Gellman insists that readers acknowledge the obvious:
It was citizen Trump — as litigant, as candidate, as dominant party leader, as gifted demagogue, and as commander of a vast propaganda army — who launched the insurrection and brought the peaceful transfer of power to the brink of failure.
He adds: “To understand the threat today, you have to see with clear eyes what happened, what is still happening, after the 2020 election.” And then dismisses Trump supporters, noting “The charlatans and cranks who filed lawsuits and led public spectacles on Trump’s behalf were sideshows. They distracted from the main event: a systematic effort to nullify the election results and then reverse them.”
Much of Gellman’s analysis comes from a dialogue he has with Richard Patterson, a retired captain in the New York Fire Department. Patterson speaks for a large segment of the Republican electorate who believe that Trump really won the 2020 election. More so, he speaks for the growing number of deeply dissatisfied white people, but especially men, who believe in what is known as the “Great Replacement,” that white men’s place in society is being “replaced” by women and a growing number of people of color, especially African Americans.
Gellman also draws on the work of Robert Pape, director of the University of Chicago Project on Security and Threats (CPOST), who, with his team, provided invaluable profiles of the participants of the January 6th Capitol attack, the new “storm troopers.” The CPOST team developed their profiles based on court documents, public records and news reports.
Gellman reenforces this insight, noting: “Slicing the data another way: Respondents who believed in the Great Replacement theory, regardless of their views on anything else, were nearly four times as likely as those who did not to support the violent removal of the president.” Drawing upon Pape’s polling data, Gellman points out that “while just over 8 percent agreed that Biden was illegitimate and that violence was justified to restore Trump to the White House.” He then adds, “That corresponds to 21 million American adults.
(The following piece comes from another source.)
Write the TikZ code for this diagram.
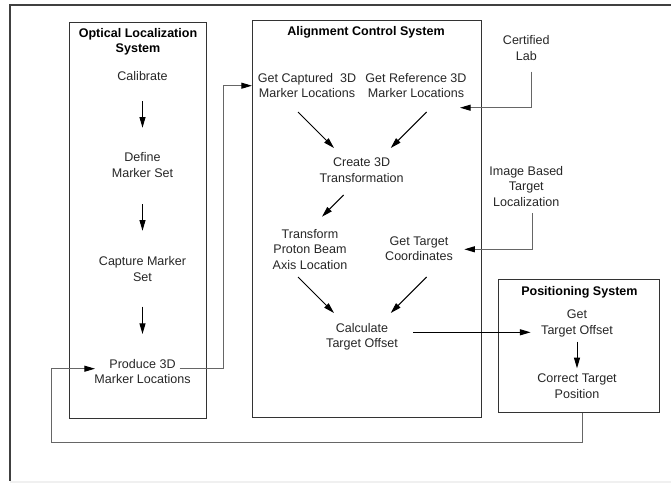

Pape called them ‘committed insurrectionists.’”
The ongoing Congressional investigation of the January 6th action suggests that it was a carefully planned attacked involving numerous meetings and conversations. As the Rolling Stone reports,
These two [unnamed] sources also helped plan a series of demonstrations that took place in multiple states around the country in the weeks between the election and the storming of the Capitol. According to these sources, multiple people associated with the March for Trump and Stop the Steal events that took place during this period communicated with members of Congress throughout this process.
The analysis goes on to identify pro-Trump Congresspeople who “participated in these conversations or had top staffers join in” planning for the attack. They include Marjorie Taylor Greene (R-GA), Paul Gosar (R-AZ), Lauren Boebert (R-CO), Mo Brooks (R-AL), Madison Cawthorn (R-NC), Andy Biggs (R-AZ) and Louie Gohmert (R-TX).
Mark Meadow, Pres. Trump’s chief of staff, appears to have been the key liaison official between the White House and Republican Congresspersons and Trump and his officer corps of Bannon & company.
Gellman quotes Kathleen Belew, a University of Chicago historian and co-editor of A Field Guide to White Supremacy, who observed, “January 6 wasn’t designed as a mass-casualty attack, but rather as a recruitment action.”
Sadly, the January 6th uprising may well prove to be a dress rehearsal for the coming 2022 Congressional elections and the 2024 presidential run.